Data rows>
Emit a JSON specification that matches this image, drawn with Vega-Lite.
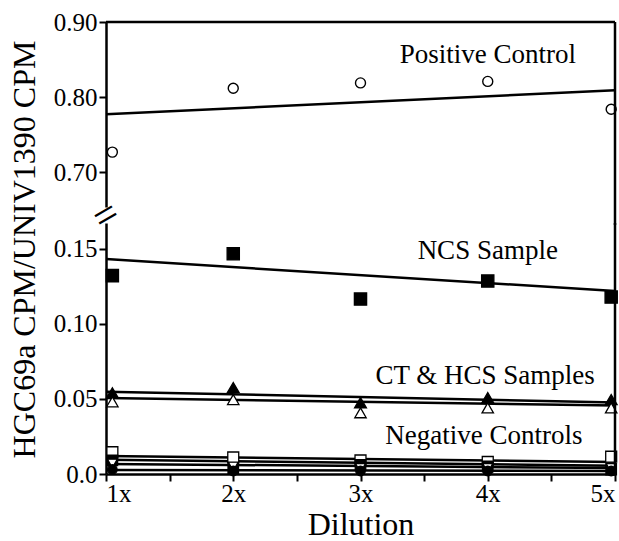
{
  "$schema": "https://vega.github.io/schema/vega-lite/v6.json",
  "padding": {"left": 7, "top": 10, "right": 2, "bottom": 3},
  "background": "white",
  "spacing": 16,
  "bounds": "flush",
  "config": {
    "font": "Liberation Serif",
    "view": {"stroke": null},
    "axis": {
      "grid": false,
      "domainColor": "black",
      "domainWidth": 2.5,
      "tickColor": "black",
      "tickWidth": 2,
      "tickSize": 7,
      "labelColor": "black",
      "labelFontSize": 25,
      "labelFont": "Liberation Serif",
      "titleFont": "Liberation Serif",
      "titleColor": "black",
      "titleFontWeight": "normal",
      "titleFontSize": 32,
      "labelPadding": 2
    },
    "text": {"font": "Liberation Serif"}
  },
  "datasets": {
    "posPoints": [
      {"dilution": 1.05, "ratio": 0.727},
      {"dilution": 2, "ratio": 0.812},
      {"dilution": 3, "ratio": 0.819},
      {"dilution": 4, "ratio": 0.821},
      {"dilution": 4.97, "ratio": 0.784}
    ],
    "posFit": [
      {"dilution": 1, "ratio": 0.7773},
      {"dilution": 5, "ratio": 0.8093}
    ],
    "points": [
      {"series": "NCS", "dilution": 1.05, "ratio": 0.132},
      {"series": "NCS", "dilution": 2, "ratio": 0.1465},
      {"series": "NCS", "dilution": 3, "ratio": 0.1164},
      {"series": "NCS", "dilution": 4, "ratio": 0.1284},
      {"series": "NCS", "dilution": 4.97, "ratio": 0.1177},
      {"series": "CT", "dilution": 1.05, "ratio": 0.054},
      {"series": "CT", "dilution": 2, "ratio": 0.0575},
      {"series": "CT", "dilution": 3, "ratio": 0.0474},
      {"series": "CT", "dilution": 4, "ratio": 0.0508},
      {"series": "CT", "dilution": 4.97, "ratio": 0.0495},
      {"series": "HCS", "dilution": 1.05, "ratio": 0.048},
      {"series": "HCS", "dilution": 2, "ratio": 0.0495},
      {"series": "HCS", "dilution": 3, "ratio": 0.0407},
      {"series": "HCS", "dilution": 4, "ratio": 0.044},
      {"series": "HCS", "dilution": 4.97, "ratio": 0.044},
      {"series": "NegA", "dilution": 1.05, "ratio": 0.0145},
      {"series": "NegA", "dilution": 2, "ratio": 0.011},
      {"series": "NegA", "dilution": 3, "ratio": 0.009},
      {"series": "NegA", "dilution": 4, "ratio": 0.008},
      {"series": "NegA", "dilution": 4.97, "ratio": 0.0115},
      {"series": "NegB", "dilution": 1.05, "ratio": 0.009},
      {"series": "NegB", "dilution": 2, "ratio": 0.004},
      {"series": "NegB", "dilution": 3, "ratio": 0.006},
      {"series": "NegB", "dilution": 4, "ratio": 0.005},
      {"series": "NegB", "dilution": 4.97, "ratio": 0.003},
      {"series": "NegC", "dilution": 1.05, "ratio": 0.007},
      {"series": "NegC", "dilution": 2, "ratio": 0.005},
      {"series": "NegC", "dilution": 3, "ratio": 0.004},
      {"series": "NegC", "dilution": 4, "ratio": 0.004},
      {"series": "NegC", "dilution": 4.97, "ratio": 0.004},
      {"series": "NegD", "dilution": 1.05, "ratio": 0.003},
      {"series": "NegD", "dilution": 2, "ratio": 0.002},
      {"series": "NegD", "dilution": 3, "ratio": 0.002},
      {"series": "NegD", "dilution": 4, "ratio": 0.002},
      {"series": "NegD", "dilution": 4.97, "ratio": 0.002}
    ],
    "fits": [
      {"series": "NCS", "dilution": 1, "ratio": 0.143},
      {"series": "NCS", "dilution": 5, "ratio": 0.1217},
      {"series": "CT", "dilution": 1, "ratio": 0.0548},
      {"series": "CT", "dilution": 5, "ratio": 0.0475},
      {"series": "HCS", "dilution": 1, "ratio": 0.0505},
      {"series": "HCS", "dilution": 5, "ratio": 0.0455},
      {"series": "NegA", "dilution": 1, "ratio": 0.012},
      {"series": "NegA", "dilution": 5, "ratio": 0.008},
      {"series": "NegB", "dilution": 1, "ratio": 0.0094},
      {"series": "NegB", "dilution": 5, "ratio": 0.0055},
      {"series": "NegC", "dilution": 1, "ratio": 0.0067},
      {"series": "NegC", "dilution": 5, "ratio": 0.004},
      {"series": "NegD", "dilution": 1, "ratio": 0.0027},
      {"series": "NegD", "dilution": 5, "ratio": 0.002}
    ],
    "topLabels": [
      {"label": "Positive Control", "dilution": 4, "ratio": 0.845}
    ],
    "bottomLabels": [
      {"label": "NCS Sample", "dilution": 4, "ratio": 0.143},
      {"label": "CT & HCS Samples", "dilution": 3.98, "ratio": 0.060},
      {"label": "Negative Controls", "dilution": 3.97, "ratio": 0.020}
    ]
  },
  "vconcat": [
    {
      "width": 509,
      "height": 185,
      "layer": [
        {
          "data": {"name": "posFit"},
          "mark": {"type": "line", "color": "black", "strokeWidth": 2.5},
          "encoding": {
            "x": {"field": "dilution", "type": "quantitative", "scale": {"domain": [1, 5], "nice": false, "zero": false}, "axis": null},
            "y": {"field": "ratio", "type": "quantitative", "scale": {"domain": [0.654, 0.9], "nice": false, "zero": false},
              "axis": {"values": [0.7, 0.8, 0.9], "format": ".2f", "title": null}}
          }
        },
        {
          "data": {"name": "posPoints"},
          "mark": {"type": "point", "shape": "circle", "filled": true, "fill": "white", "stroke": "black", "strokeWidth": 1.4, "size": 100, "opacity": 1},
          "encoding": {
            "x": {"field": "dilution", "type": "quantitative"},
            "y": {"field": "ratio", "type": "quantitative"}
          }
        },
        {
          "data": {"name": "topLabels"},
          "mark": {"type": "text", "fontSize": 27, "align": "center", "baseline": "alphabetic", "color": "black"},
          "encoding": {
            "x": {"field": "dilution", "type": "quantitative"},
            "y": {"field": "ratio", "type": "quantitative"},
            "text": {"field": "label"}
          }
        },
        {
          "data": {"values": [{}]},
          "mark": {"type": "rule", "color": "black", "strokeWidth": 2.5},
          "encoding": {"y": {"datum": 0.9, "type": "quantitative"}}
        },
        {
          "data": {"values": [{}]},
          "mark": {"type": "rule", "color": "black", "strokeWidth": 2.5, "clip": false},
          "encoding": {
            "x": {"datum": 5, "type": "quantitative"},
            "y": {"datum": 0.9, "type": "quantitative"},
            "y2": {"datum": 0.63}
          }
        }
      ]
    },
    {
      "width": 509,
      "height": 251,
      "layer": [
        {
          "data": {"name": "fits"},
          "mark": {"type": "line", "color": "black", "strokeWidth": 2.5},
          "encoding": {
            "x": {"field": "dilution", "type": "quantitative", "scale": {"domain": [1, 5], "nice": false, "zero": false},
              "axis": {"values": [1, 1.5, 2, 2.5, 3, 3.5, 4, 4.5, 5], "labelExpr": "datum.value % 1 == 0 ? datum.value + 'x' : ''", "title": "Dilution", "titlePadding": 3, "labelPadding": 0,
                "encode": {"ticks": {"update": {"y2": {"signal": "datum.value % 1 == 0 ? 8 : 4"}}}}}},
            "y": {"field": "ratio", "type": "quantitative", "scale": {"domain": [0, 0.167], "nice": false, "zero": false},
              "axis": {"values": [0, 0.05, 0.1, 0.15], "labelExpr": "datum.value == 0 ? '0.0' : format(datum.value, '.2f')", "title": "HGC69a CPM/UNIV1390 CPM", "titleAngle": -90, "titleX": -72, "titleY": 26, "titleAlign": "center", "titleBaseline": "alphabetic"}},
            "detail": {"field": "series"}
          }
        },
        {
          "data": {"name": "points"},
          "mark": {"type": "point", "filled": true, "stroke": "black", "strokeWidth": 1.3, "opacity": 1},
          "encoding": {
            "x": {"field": "dilution", "type": "quantitative"},
            "y": {"field": "ratio", "type": "quantitative"},
            "shape": {"field": "series", "type": "nominal", "legend": null,
              "scale": {"domain": ["NCS", "CT", "HCS", "NegA", "NegB", "NegC", "NegD"], "range": ["square", "triangle-up", "triangle-up", "square", "square", "triangle-down", "circle"]}},
            "fill": {"field": "series", "type": "nominal", "legend": null,
              "scale": {"domain": ["NCS", "CT", "HCS", "NegA", "NegB", "NegC", "NegD"], "range": ["black", "black", "white", "white", "black", "white", "black"]}},
            "size": {"field": "series", "type": "nominal", "legend": null,
              "scale": {"domain": ["NCS", "CT", "HCS", "NegA", "NegB", "NegC", "NegD"], "range": [150, 90, 80, 90, 90, 70, 60]}}
          }
        },
        {
          "data": {"name": "bottomLabels"},
          "mark": {"type": "text", "fontSize": 27, "align": "center", "baseline": "alphabetic", "color": "black"},
          "encoding": {
            "x": {"field": "dilution", "type": "quantitative"},
            "y": {"field": "ratio", "type": "quantitative"},
            "text": {"field": "label"}
          }
        },
        {
          "data": {"values": [{}]},
          "mark": {"type": "rule", "color": "black", "strokeWidth": 2.5, "clip": false},
          "encoding": {
            "x": {"datum": 5, "type": "quantitative"},
            "y": {"datum": 0, "type": "quantitative"},
            "y2": {"datum": 0.167}
          }
        },
        {
          "data": {"values": [{}]},
          "mark": {"type": "text", "text": "=", "fontSize": 42, "angle": -30, "align": "center", "baseline": "middle", "color": "black", "clip": false},
          "encoding": {
            "x": {"datum": 1, "type": "quantitative"},
            "y": {"datum": 0.1717, "type": "quantitative"}
          }
        }
      ]
    }
  ]
}
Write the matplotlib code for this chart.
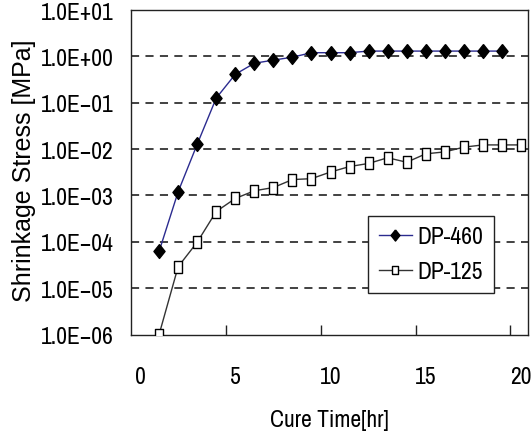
import matplotlib
matplotlib.use('Agg')
import matplotlib.pyplot as plt
import numpy as np

# cure time in hours
hours_460 = [1, 2, 3, 4, 5, 6, 7, 8, 9, 10, 11, 12, 13, 14, 15, 16, 17, 18, 19]
stress_460 = [6.2e-5, 1.2e-3, 1.27e-2, 0.126, 0.41, 0.71, 0.83, 0.96, 1.2, 1.2,
              1.2, 1.3, 1.3, 1.3, 1.3, 1.3, 1.3, 1.3, 1.3]

hours_125 = [1, 2, 3, 4, 5, 6, 7, 8, 9, 10, 11, 12, 13, 14, 15, 16, 17, 18, 19, 20]
stress_125 = [1.0e-6, 2.9e-5, 9.8e-5, 4.5e-4, 8.6e-4, 1.26e-3, 1.48e-3, 2.2e-3,
              2.3e-3, 3.2e-3, 4.2e-3, 4.9e-3, 6.5e-3, 5.2e-3, 7.9e-3, 8.7e-3,
              1.1e-2, 1.23e-2, 1.23e-2, 1.23e-2]

ytick_vals = [1e-6, 1e-5, 1e-4, 1e-3, 1e-2, 1e-1, 1e0, 1e1]
ytick_labels = ['1.0E-06', '1.0E-05', '1.0E-04', '1.0E-03',
                '1.0E-02', '1.0E-01', '1.0E+00', '1.0E+01']
xtick_vals = [0, 5, 10, 15, 20]

narrow = ['Archivo Narrow', 'PT Sans Narrow', 'DejaVu Sans']
wide = ['Liberation Sans', 'DejaVu Sans']

#tall marker shapes as in the original
diamond = [(0, 1), (0.8, 0), (0, -1), (-0.8, 0), (0, 1)]
rect = [(-0.75, -1), (0.75, -1), (0.75, 1), (-0.75, 1), (-0.75, -1)]

fig = plt.figure(figsize=(5.31, 4.35), dpi=100)
ax = fig.add_axes([0.2476, 0.2287, 0.7468, 0.746])

ax.plot(hours_460, stress_460, color='#2b2b8f', lw=1.0, marker=diamond,
        ms=10, mfc='black', mec='black', label='DP-460', zorder=3)
ax.plot(hours_125, stress_125, color='#333333', lw=1.0, marker=rect,
        ms=8, mfc='white', mec='black', mew=1.0, label='DP-125', zorder=3)

ax.set_yscale('log')
ax.set_ylim(1e-6, 1e1)
ax.set_xlim(-0.45, 20.37)

#dashed lines at each decade
for v in ytick_vals[1:-1]:
    ax.axhline(v, color='#333333', lw=1.3, ls=(0, (4.5, 3.5)), zorder=1)

ax.set_yticks(ytick_vals)
ax.set_yticklabels([s.replace('-', '\u2212') for s in ytick_labels],
                   family=narrow, fontsize=17)
ax.yaxis.set_minor_locator(matplotlib.ticker.NullLocator())
ax.tick_params(axis='y', length=0, pad=13)

ax.set_xticks(xtick_vals)
ax.set_xticklabels([str(v) for v in xtick_vals], family=narrow, fontsize=17)
ax.tick_params(axis='x', which='major', length=0, pad=23)
#inward ticks sit a bit left of the labels
ax.set_xticks([4.5, 9.5, 14.5, 19.4], minor=True)
ax.tick_params(axis='x', which='minor', direction='in', length=7, width=1.0,
               color='#222222')

for s in ax.spines.values():
    s.set_color('#222222')
    s.set_linewidth(1.0)

ax.set_xlabel('Cure Time[hr]', family=narrow, fontsize=17)
ax.xaxis.set_label_coords(0.5, -0.228)
ax.set_ylabel('Shrinkage Stress [MPa]', family=wide, fontsize=18)
ax.yaxis.set_label_coords(-0.27, 0.507)
ax.yaxis.label.set_va('center')

leg = ax.legend(loc='lower left', bbox_to_anchor=(0.597, 0.128),
                prop={'family': narrow, 'size': 17}, frameon=True, fancybox=False,
                handlelength=1.4, handletextpad=0.25, borderpad=0.45,
                labelspacing=0.6, borderaxespad=0, markerscale=0.8)
leg.get_frame().set_edgecolor('#222222')
leg.get_frame().set_linewidth(1.0)
leg.get_frame().set_alpha(1)

fig.savefig('out.png', dpi=100)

Task goal> Omit all pictures and repeat exactly the lines from the one containing "Write the matplotlib code for this chart." through the one containing "1.2, 1.3, 1.3, 1.3, 1.3, 1.3, 1.3, 1.3, 1.3]", ends included, with nothing added.

Task answer>
Write the matplotlib code for this chart.
import matplotlib
matplotlib.use('Agg')
import matplotlib.pyplot as plt
import numpy as np

# cure time in hours
hours_460 = [1, 2, 3, 4, 5, 6, 7, 8, 9, 10, 11, 12, 13, 14, 15, 16, 17, 18, 19]
stress_460 = [6.2e-5, 1.2e-3, 1.27e-2, 0.126, 0.41, 0.71, 0.83, 0.96, 1.2, 1.2,
              1.2, 1.3, 1.3, 1.3, 1.3, 1.3, 1.3, 1.3, 1.3]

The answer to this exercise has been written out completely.